**Objective:** Output all entries verbatim. Skip pictures.

**Material shown:**
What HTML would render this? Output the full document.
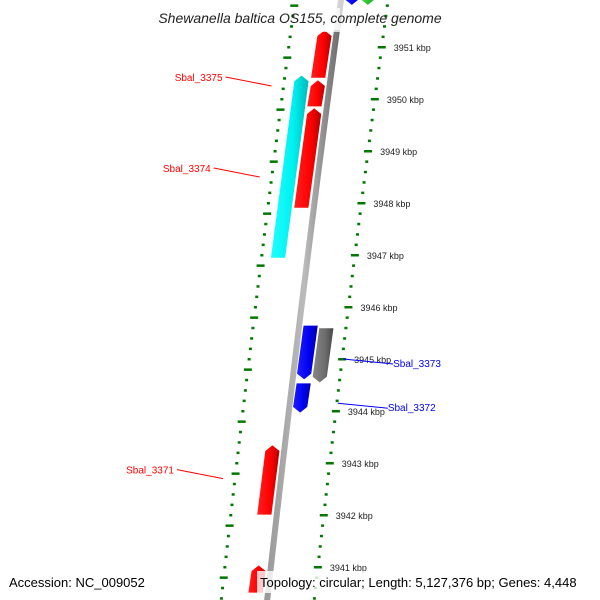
<!DOCTYPE html>
<html><head><meta charset="utf-8"><style>
body{margin:0;background:#fff}
svg{display:block;font-family:"Liberation Sans","DejaVu Sans",sans-serif}
</style></head><body>
<svg id="map" width="600" height="600" viewBox="0 0 600 600" xmlns="http://www.w3.org/2000/svg">
<defs>
<linearGradient id="gRed" x1="0" x2="1"><stop offset="0" stop-color="#ff2020"/><stop offset="0.6" stop-color="#ff0000"/><stop offset="1" stop-color="#b00000"/></linearGradient>
<linearGradient id="gCyan" x1="0" x2="1"><stop offset="0" stop-color="#20ffff"/><stop offset="0.6" stop-color="#00f0f0"/><stop offset="1" stop-color="#00b8b8"/></linearGradient>
<linearGradient id="gBlue" x1="0" x2="1"><stop offset="0" stop-color="#2020ff"/><stop offset="0.6" stop-color="#0000f0"/><stop offset="1" stop-color="#0000a0"/></linearGradient>
<linearGradient id="gGray" x1="0" x2="1"><stop offset="0" stop-color="#888"/><stop offset="0.6" stop-color="#6c6c6c"/><stop offset="1" stop-color="#444"/></linearGradient>
<linearGradient id="gGreen" x1="0" x2="1"><stop offset="0" stop-color="#40e040"/><stop offset="1" stop-color="#20a020"/></linearGradient>
<linearGradient id="gBack" x1="0" x2="1"><stop offset="0" stop-color="#999"/><stop offset="0.5" stop-color="#bbb"/><stop offset="1" stop-color="#666"/></linearGradient>
</defs>
<g id="ticks"></g>
<g id="backbone"></g>
<g id="genes"></g>
<g id="labels"></g>
<text x="300" y="23" text-anchor="middle" font-size="14" font-style="italic" fill="#222">Shewanella baltica OS155, complete genome</text>
<text x="9" y="587" font-size="13" fill="#000">Accession: NC_009052</text>
<rect x="257" y="571" width="338" height="22" fill="#fff" opacity="0.8"/>
<text x="260" y="587" font-size="13" fill="#000">Topology: circular; Length: 5,127,376 bp; Genes: 4,448</text>
</svg>
<script>
// data
const kbpTicks = [3951,3950,3949,3948,3947,3946,3945,3944,3943,3942,3941,3940];
const geneStarts = [3951.33, 3950.37, 3949.83, 3950.46, 3945.65, 3944.54, 3945.60, 3943.35, 3941.04, 3951.95, 3951.95];
const geneEnds   = [3950.40, 3949.85, 3947.90, 3946.94, 3944.60, 3943.96, 3944.54, 3942.00, 3940.50, 3951.80, 3951.80];
const geneStrand = [-1,-1,-1,-1, 1,1,1, -1, -1, 1, 1];
const geneSlot   = [0,0,0,1, 0,0,1, 0, 0, 0, 1];
const geneColor  = ['gRed','gRed','gRed','gCyan','gBlue','gBlue','gGray','gRed','gRed','gBlue','gGreen'];
const labelNames = ['Sbal_3375','Sbal_3374','Sbal_3371','Sbal_3373','Sbal_3372'];
const labelKbp   = [3950.25, 3948.5, 3942.7, 3945.0, 3944.15];
const labelSide  = [-1,-1,-1,1,1];

const NS='http://www.w3.org/2000/svg';
function yOf(k){return 47+(3951-k)*52;}
function bx(y){return 341-0.135*y+0.00002*y*y;}
function mk(t,a,p){const e=document.createElementNS(NS,t);for(const k in a)e.setAttribute(k,a[k]);p.appendChild(e);return e;}
const T=document.getElementById('ticks'),B=document.getElementById('backbone'),G=document.getElementById('genes'),L=document.getElementById('labels');

let pts=[];for(let y=-10;y<=610;y+=10)pts.push([bx(y),y]);
const bb=mk('polyline',{points:pts.map(p=>p.join(',')).join(' '),fill:'none',stroke:'url(#gBack)','stroke-width':6},B);


mk('rect',{x:320,y:0,width:40,height:30,fill:'#fff',opacity:0.7},B);

for(let k=3952;k>=3940;k-=0.2){
  const kk=Math.round(k*10)/10;const y=yOf(kk);if(y<-5||y>605)continue;
  const major=Math.abs(kk-Math.round(kk))<0.01;
  const ox=bx(y)+47, ix=bx(y)-46;
  const d1=mk('rect',{x:major?ox-4:ox-1.5,y:y-1,width:major?8:3,height:2.5,fill:'#070'},T);
  
  
  const innerMajor=Math.abs(kk-Math.round(kk)-0.8)<0.01||Math.abs(kk-Math.round(kk)+0.2)<0.01;
  const d2=mk('rect',{x:innerMajor?ix-4:ix-1.5,y:y-1,width:innerMajor?8:3,height:2.5,fill:'#070'},T);
  
  
}
kbpTicks.forEach(k=>{const y=yOf(k);const t=mk('text',{x:bx(y)+59,y:y+4,'font-size':9,fill:'#222'},T);t.textContent=k+' kbp';
  
  });

geneStarts.forEach((s,i)=>{
  const y1=yOf(s),y2=yOf(geneEnds[i]);const st=geneStrand[i];
  const off=st<0?(geneSlot[i]==0?-20:-37):(geneSlot[i]==0?4:20);const w=st<0&&geneSlot[i]==0?15:15;
  const a=bx(y1)+off,b=bx(y2)+off;let p;
  if(st<0){p=[[a+w/2,y1],[a+w,y1+6],[b+w,y2],[b,y2],[a,y1+6]];}
  else{p=[[a,y1],[a+w,y1],[b+w,y2-6],[b+w/2,y2],[b,y2-6]];}
  const g=mk('polygon',{points:p.map(q=>q.join(',')).join(' '),fill:'url(#'+geneColor[i]+')',stroke:'#fff','stroke-width':0.8},G);
  
  
});
mk('rect',{x:300,y:8,width:40,height:24,fill:'#fff',opacity:0.75},G);

labelNames.forEach((n,i)=>{
  const y=yOf(labelKbp[i]);
  if(labelSide[i]<0){
    const x0=bx(y)-58;const ln=mk('line',{x1:x0-46,y1:y-9,x2:x0,y2:y,stroke:'red','stroke-width':1},L);
    
    
    const t=mk('text',{x:x0-49,y:y-5,'font-size':10,fill:'red','text-anchor':'end'},L);t.textContent=n;
    
    
  }else{
    const x0=bx(y)+48;const ln=mk('line',{x1:x0,y1:y,x2:x0+50,y2:y+5,stroke:'blue','stroke-width':1},L);
    
    
    const t=mk('text',{x:x0+50,y:y+8,'font-size':10,fill:'blue'},L);t.textContent=n;
    
    
  }
});
</script>
</body></html>
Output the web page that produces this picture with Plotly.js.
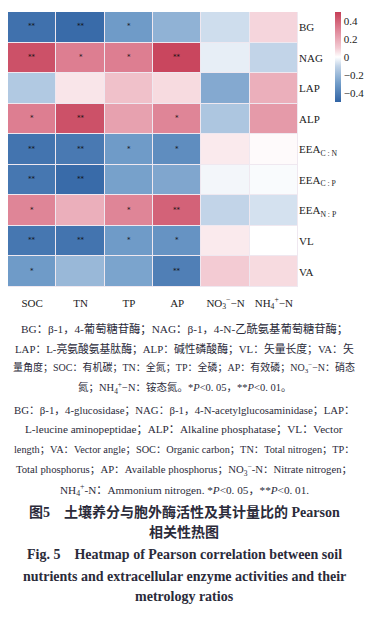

**Output of the task:**
What HTML would render this? Output the full document.
<!DOCTYPE html>
<html><head><meta charset="utf-8"><style>
body{margin:0;background:#fff}
svg{display:block;font-family:"Liberation Sans","DejaVu Sans",sans-serif}
</style></head><body>
<svg id="map" width="600" height="600" viewBox="0 0 600 600" xmlns="http://www.w3.org/2000/svg">
<defs>
<linearGradient id="gRed" x1="0" x2="1"><stop offset="0" stop-color="#ff2020"/><stop offset="0.6" stop-color="#ff0000"/><stop offset="1" stop-color="#b00000"/></linearGradient>
<linearGradient id="gCyan" x1="0" x2="1"><stop offset="0" stop-color="#20ffff"/><stop offset="0.6" stop-color="#00f0f0"/><stop offset="1" stop-color="#00b8b8"/></linearGradient>
<linearGradient id="gBlue" x1="0" x2="1"><stop offset="0" stop-color="#2020ff"/><stop offset="0.6" stop-color="#0000f0"/><stop offset="1" stop-color="#0000a0"/></linearGradient>
<linearGradient id="gGray" x1="0" x2="1"><stop offset="0" stop-color="#888"/><stop offset="0.6" stop-color="#6c6c6c"/><stop offset="1" stop-color="#444"/></linearGradient>
<linearGradient id="gGreen" x1="0" x2="1"><stop offset="0" stop-color="#40e040"/><stop offset="1" stop-color="#20a020"/></linearGradient>
<linearGradient id="gBack" x1="0" x2="1"><stop offset="0" stop-color="#999"/><stop offset="0.5" stop-color="#bbb"/><stop offset="1" stop-color="#666"/></linearGradient>
</defs>
<g id="ticks"></g>
<g id="backbone"></g>
<g id="genes"></g>
<g id="labels"></g>
<text x="300" y="23" text-anchor="middle" font-size="14" font-style="italic" fill="#222">Shewanella baltica OS155, complete genome</text>
<text x="9" y="587" font-size="13" fill="#000">Accession: NC_009052</text>
<rect x="257" y="571" width="338" height="22" fill="#fff" opacity="0.8"/>
<text x="260" y="587" font-size="13" fill="#000">Topology: circular; Length: 5,127,376 bp; Genes: 4,448</text>
</svg>
<script>
// data
const kbpTicks = [3951,3950,3949,3948,3947,3946,3945,3944,3943,3942,3941,3940];
const geneStarts = [3951.33, 3950.37, 3949.83, 3950.46, 3945.65, 3944.54, 3945.60, 3943.35, 3941.04, 3951.95, 3951.95];
const geneEnds   = [3950.40, 3949.85, 3947.90, 3946.94, 3944.60, 3943.96, 3944.54, 3942.00, 3940.50, 3951.80, 3951.80];
const geneStrand = [-1,-1,-1,-1, 1,1,1, -1, -1, 1, 1];
const geneSlot   = [0,0,0,1, 0,0,1, 0, 0, 0, 1];
const geneColor  = ['gRed','gRed','gRed','gCyan','gBlue','gBlue','gGray','gRed','gRed','gBlue','gGreen'];
const labelNames = ['Sbal_3375','Sbal_3374','Sbal_3371','Sbal_3373','Sbal_3372'];
const labelKbp   = [3950.25, 3948.5, 3942.7, 3945.0, 3944.15];
const labelSide  = [-1,-1,-1,1,1];

const NS='http://www.w3.org/2000/svg';
function yOf(k){return 47+(3951-k)*52;}
function bx(y){return 341-0.135*y+0.00002*y*y;}
function mk(t,a,p){const e=document.createElementNS(NS,t);for(const k in a)e.setAttribute(k,a[k]);p.appendChild(e);return e;}
const T=document.getElementById('ticks'),B=document.getElementById('backbone'),G=document.getElementById('genes'),L=document.getElementById('labels');

let pts=[];for(let y=-10;y<=610;y+=10)pts.push([bx(y),y]);
const bb=mk('polyline',{points:pts.map(p=>p.join(',')).join(' '),fill:'none',stroke:'url(#gBack)','stroke-width':6},B);


mk('rect',{x:320,y:0,width:40,height:30,fill:'#fff',opacity:0.7},B);

for(let k=3952;k>=3940;k-=0.2){
  const kk=Math.round(k*10)/10;const y=yOf(kk);if(y<-5||y>605)continue;
  const major=Math.abs(kk-Math.round(kk))<0.01;
  const ox=bx(y)+47, ix=bx(y)-46;
  const d1=mk('rect',{x:major?ox-4:ox-1.5,y:y-1,width:major?8:3,height:2.5,fill:'#070'},T);
  
  
  const innerMajor=Math.abs(kk-Math.round(kk)-0.8)<0.01||Math.abs(kk-Math.round(kk)+0.2)<0.01;
  const d2=mk('rect',{x:innerMajor?ix-4:ix-1.5,y:y-1,width:innerMajor?8:3,height:2.5,fill:'#070'},T);
  
  
}
kbpTicks.forEach(k=>{const y=yOf(k);const t=mk('text',{x:bx(y)+59,y:y+4,'font-size':9,fill:'#222'},T);t.textContent=k+' kbp';
  
  });

geneStarts.forEach((s,i)=>{
  const y1=yOf(s),y2=yOf(geneEnds[i]);const st=geneStrand[i];
  const off=st<0?(geneSlot[i]==0?-20:-37):(geneSlot[i]==0?4:20);const w=st<0&&geneSlot[i]==0?15:15;
  const a=bx(y1)+off,b=bx(y2)+off;let p;
  if(st<0){p=[[a+w/2,y1],[a+w,y1+6],[b+w,y2],[b,y2],[a,y1+6]];}
  else{p=[[a,y1],[a+w,y1],[b+w,y2-6],[b+w/2,y2],[b,y2-6]];}
  const g=mk('polygon',{points:p.map(q=>q.join(',')).join(' '),fill:'url(#'+geneColor[i]+')',stroke:'#fff','stroke-width':0.8},G);
  
  
});
mk('rect',{x:300,y:8,width:40,height:24,fill:'#fff',opacity:0.75},G);

labelNames.forEach((n,i)=>{
  const y=yOf(labelKbp[i]);
  if(labelSide[i]<0){
    const x0=bx(y)-58;const ln=mk('line',{x1:x0-46,y1:y-9,x2:x0,y2:y,stroke:'red','stroke-width':1},L);
    
    
    const t=mk('text',{x:x0-49,y:y-5,'font-size':10,fill:'red','text-anchor':'end'},L);t.textContent=n;
    
    
  }else{
    const x0=bx(y)+48;const ln=mk('line',{x1:x0,y1:y,x2:x0+50,y2:y+5,stroke:'blue','stroke-width':1},L);
    
    
    const t=mk('text',{x:x0+50,y:y+8,'font-size':10,fill:'blue'},L);t.textContent=n;
    
    
  }
});
</script>
</body></html>
Output the web page that produces this picture with Plotly.js.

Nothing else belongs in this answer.